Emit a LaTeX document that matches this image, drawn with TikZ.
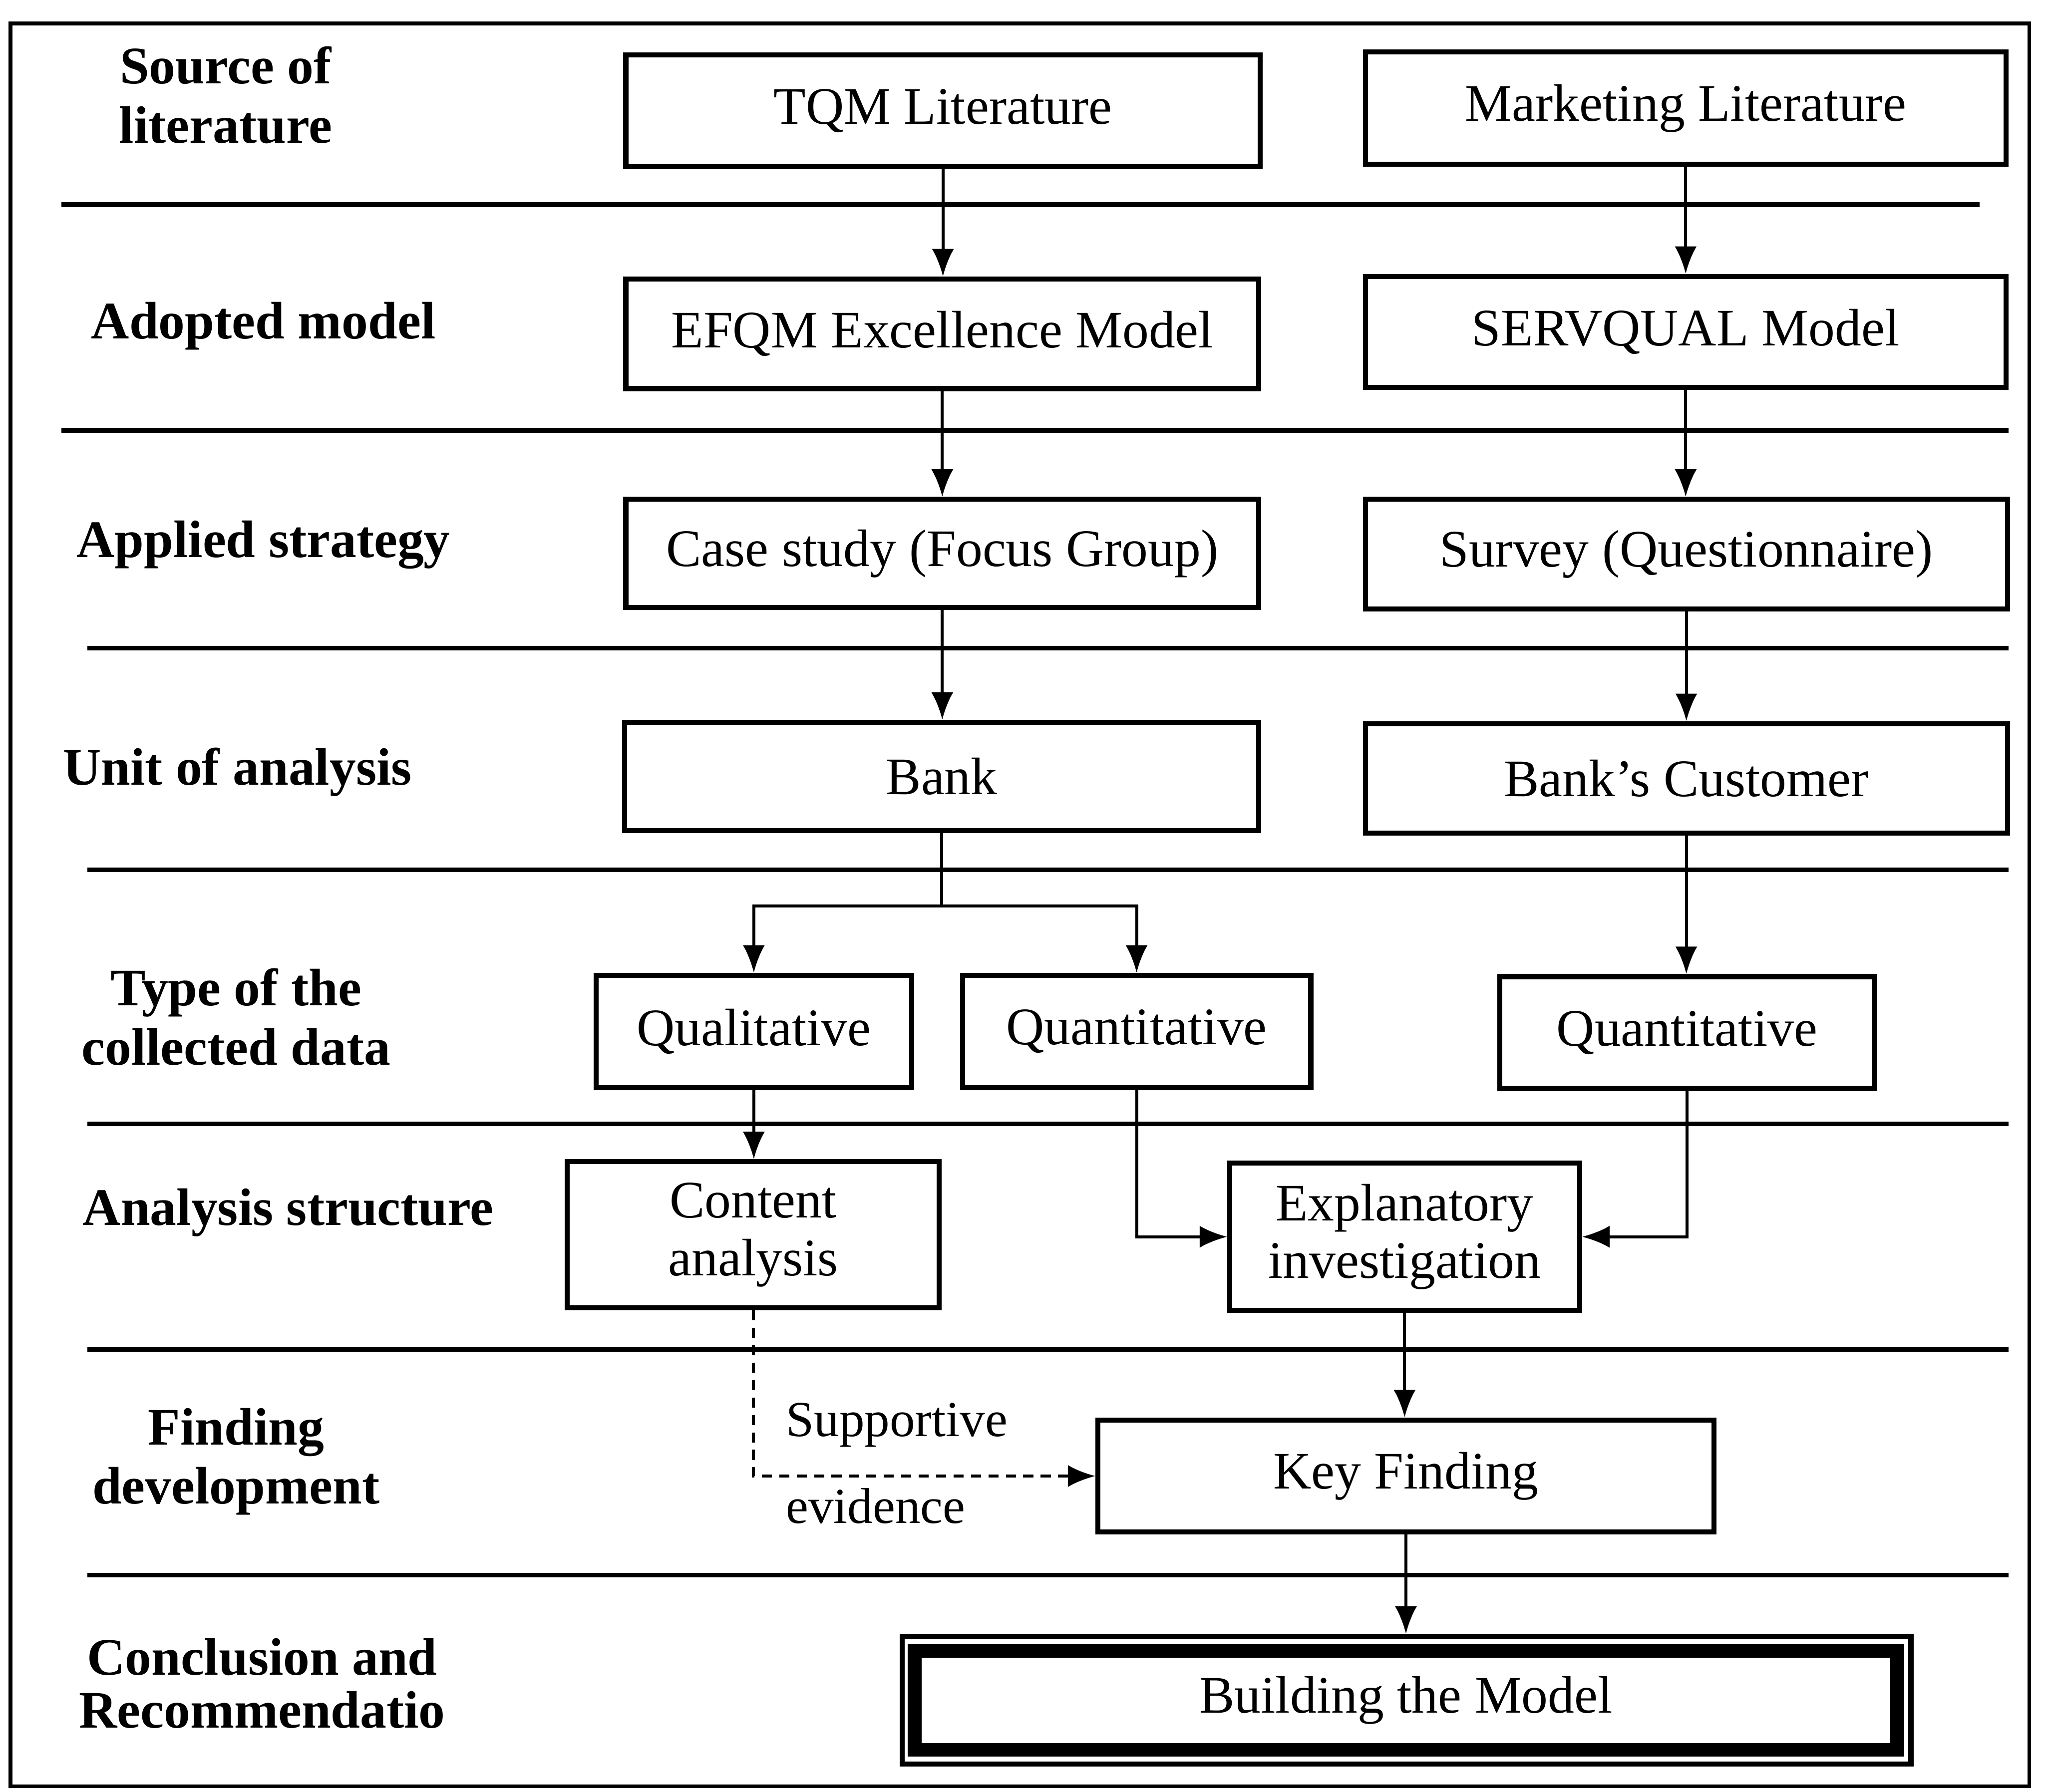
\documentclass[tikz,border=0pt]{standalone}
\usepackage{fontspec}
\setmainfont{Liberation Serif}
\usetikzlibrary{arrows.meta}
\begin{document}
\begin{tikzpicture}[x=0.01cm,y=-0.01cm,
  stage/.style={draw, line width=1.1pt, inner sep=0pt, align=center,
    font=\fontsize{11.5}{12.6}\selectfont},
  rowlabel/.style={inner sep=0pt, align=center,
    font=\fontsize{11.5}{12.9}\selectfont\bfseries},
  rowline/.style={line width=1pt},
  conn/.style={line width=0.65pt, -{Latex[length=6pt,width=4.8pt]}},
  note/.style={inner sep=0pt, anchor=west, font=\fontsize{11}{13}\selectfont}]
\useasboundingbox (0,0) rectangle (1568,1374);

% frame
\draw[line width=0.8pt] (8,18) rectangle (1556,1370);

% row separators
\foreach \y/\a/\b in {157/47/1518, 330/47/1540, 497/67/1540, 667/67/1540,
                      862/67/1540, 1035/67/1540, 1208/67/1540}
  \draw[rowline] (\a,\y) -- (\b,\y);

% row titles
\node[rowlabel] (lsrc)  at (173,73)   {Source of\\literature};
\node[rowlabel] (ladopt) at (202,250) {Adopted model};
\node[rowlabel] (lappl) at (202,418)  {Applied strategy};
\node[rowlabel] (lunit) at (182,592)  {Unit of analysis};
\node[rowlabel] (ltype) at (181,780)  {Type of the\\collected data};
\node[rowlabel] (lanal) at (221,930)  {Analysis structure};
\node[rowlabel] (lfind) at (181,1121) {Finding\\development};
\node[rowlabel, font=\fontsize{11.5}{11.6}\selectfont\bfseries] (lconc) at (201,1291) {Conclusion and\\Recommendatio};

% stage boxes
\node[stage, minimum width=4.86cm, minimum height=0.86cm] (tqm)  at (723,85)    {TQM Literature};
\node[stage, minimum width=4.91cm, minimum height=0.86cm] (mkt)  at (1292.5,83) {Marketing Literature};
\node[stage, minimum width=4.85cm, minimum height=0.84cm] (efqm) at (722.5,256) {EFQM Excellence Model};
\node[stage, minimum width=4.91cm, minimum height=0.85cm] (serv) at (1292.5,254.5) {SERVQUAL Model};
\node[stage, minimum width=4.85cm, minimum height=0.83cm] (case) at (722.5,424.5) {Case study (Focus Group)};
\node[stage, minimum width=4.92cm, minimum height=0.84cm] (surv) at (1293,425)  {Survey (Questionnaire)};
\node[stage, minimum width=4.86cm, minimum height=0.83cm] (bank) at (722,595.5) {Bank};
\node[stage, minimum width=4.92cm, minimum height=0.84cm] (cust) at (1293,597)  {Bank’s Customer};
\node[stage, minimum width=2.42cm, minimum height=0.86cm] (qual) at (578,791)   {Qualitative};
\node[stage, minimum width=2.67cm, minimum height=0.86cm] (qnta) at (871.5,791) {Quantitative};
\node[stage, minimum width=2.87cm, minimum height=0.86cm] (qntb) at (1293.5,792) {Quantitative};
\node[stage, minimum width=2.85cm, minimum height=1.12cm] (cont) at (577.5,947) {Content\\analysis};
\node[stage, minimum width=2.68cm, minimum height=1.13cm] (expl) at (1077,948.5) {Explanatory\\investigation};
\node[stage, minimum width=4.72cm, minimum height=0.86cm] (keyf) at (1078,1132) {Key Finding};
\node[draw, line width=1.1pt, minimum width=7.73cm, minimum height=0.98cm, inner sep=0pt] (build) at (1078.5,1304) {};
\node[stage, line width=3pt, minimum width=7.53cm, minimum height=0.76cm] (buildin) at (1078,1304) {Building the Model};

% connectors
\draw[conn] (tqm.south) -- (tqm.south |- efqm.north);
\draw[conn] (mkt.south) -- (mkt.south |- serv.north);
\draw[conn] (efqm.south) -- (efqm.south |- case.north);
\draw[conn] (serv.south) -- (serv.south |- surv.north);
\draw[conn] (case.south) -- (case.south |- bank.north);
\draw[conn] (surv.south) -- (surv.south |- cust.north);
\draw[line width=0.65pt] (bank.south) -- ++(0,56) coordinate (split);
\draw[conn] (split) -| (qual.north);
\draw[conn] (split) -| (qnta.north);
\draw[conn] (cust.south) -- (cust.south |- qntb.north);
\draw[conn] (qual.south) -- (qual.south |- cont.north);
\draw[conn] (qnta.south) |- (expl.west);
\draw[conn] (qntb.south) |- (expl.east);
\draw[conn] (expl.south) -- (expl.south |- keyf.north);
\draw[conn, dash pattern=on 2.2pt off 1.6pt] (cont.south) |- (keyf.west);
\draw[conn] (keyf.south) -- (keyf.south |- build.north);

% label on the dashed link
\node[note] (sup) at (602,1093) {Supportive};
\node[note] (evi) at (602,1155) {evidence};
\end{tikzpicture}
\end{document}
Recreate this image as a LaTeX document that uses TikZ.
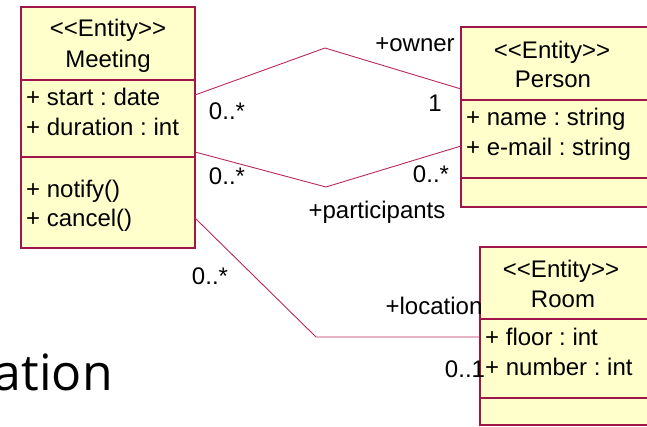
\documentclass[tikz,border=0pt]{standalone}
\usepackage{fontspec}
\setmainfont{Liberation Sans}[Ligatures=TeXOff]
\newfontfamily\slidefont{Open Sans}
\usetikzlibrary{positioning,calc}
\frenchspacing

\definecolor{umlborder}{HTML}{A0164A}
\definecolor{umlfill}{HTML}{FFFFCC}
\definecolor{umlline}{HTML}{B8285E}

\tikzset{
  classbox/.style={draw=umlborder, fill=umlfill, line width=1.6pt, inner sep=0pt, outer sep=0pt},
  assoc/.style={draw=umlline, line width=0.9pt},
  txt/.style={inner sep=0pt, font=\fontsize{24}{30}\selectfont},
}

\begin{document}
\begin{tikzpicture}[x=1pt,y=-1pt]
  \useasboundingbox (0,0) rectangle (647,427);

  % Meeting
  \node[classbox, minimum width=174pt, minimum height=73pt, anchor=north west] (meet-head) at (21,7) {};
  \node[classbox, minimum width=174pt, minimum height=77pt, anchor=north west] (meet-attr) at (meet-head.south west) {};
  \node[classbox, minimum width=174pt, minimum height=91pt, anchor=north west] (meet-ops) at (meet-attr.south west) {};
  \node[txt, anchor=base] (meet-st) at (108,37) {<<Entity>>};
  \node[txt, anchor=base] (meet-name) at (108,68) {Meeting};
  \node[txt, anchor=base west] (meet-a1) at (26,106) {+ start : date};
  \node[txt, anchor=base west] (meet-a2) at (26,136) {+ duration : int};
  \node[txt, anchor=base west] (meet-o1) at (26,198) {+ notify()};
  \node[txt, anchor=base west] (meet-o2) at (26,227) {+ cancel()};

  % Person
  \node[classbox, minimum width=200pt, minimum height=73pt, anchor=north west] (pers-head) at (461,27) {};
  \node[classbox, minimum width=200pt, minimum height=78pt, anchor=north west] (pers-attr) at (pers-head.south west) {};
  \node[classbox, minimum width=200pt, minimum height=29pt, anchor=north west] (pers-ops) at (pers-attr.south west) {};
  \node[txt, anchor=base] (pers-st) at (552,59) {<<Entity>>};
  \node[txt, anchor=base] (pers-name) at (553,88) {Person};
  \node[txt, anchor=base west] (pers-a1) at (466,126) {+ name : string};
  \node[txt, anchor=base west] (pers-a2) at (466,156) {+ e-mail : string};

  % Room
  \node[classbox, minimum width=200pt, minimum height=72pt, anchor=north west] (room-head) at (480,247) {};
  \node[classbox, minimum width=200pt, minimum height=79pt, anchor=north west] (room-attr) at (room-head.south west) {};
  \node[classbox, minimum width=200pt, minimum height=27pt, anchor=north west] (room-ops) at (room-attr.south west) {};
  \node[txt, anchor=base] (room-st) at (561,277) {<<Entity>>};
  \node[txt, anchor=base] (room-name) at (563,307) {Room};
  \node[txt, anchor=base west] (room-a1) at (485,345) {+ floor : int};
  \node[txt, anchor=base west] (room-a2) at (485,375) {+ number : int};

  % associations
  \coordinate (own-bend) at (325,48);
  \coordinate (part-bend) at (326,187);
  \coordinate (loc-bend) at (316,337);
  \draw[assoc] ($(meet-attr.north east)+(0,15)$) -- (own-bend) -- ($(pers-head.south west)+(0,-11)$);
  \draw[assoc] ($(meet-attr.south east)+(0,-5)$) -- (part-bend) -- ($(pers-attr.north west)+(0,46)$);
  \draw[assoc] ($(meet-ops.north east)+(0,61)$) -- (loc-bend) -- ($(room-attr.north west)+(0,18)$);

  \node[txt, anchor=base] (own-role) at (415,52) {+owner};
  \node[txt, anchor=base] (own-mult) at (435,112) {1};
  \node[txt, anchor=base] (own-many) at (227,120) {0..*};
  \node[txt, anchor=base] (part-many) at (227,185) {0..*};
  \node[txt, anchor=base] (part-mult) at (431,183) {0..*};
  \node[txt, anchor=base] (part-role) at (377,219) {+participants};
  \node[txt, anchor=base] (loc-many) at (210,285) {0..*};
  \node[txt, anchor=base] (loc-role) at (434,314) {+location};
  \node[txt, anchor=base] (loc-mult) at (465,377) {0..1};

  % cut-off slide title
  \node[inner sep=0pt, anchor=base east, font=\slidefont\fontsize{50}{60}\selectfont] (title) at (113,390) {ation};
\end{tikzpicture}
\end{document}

----------

Pick out the lines containing the string "that".

Exercise output:
Emit a LaTeX document that matches this image, drawn with TikZ.
Recreate this image as a LaTeX document that uses TikZ.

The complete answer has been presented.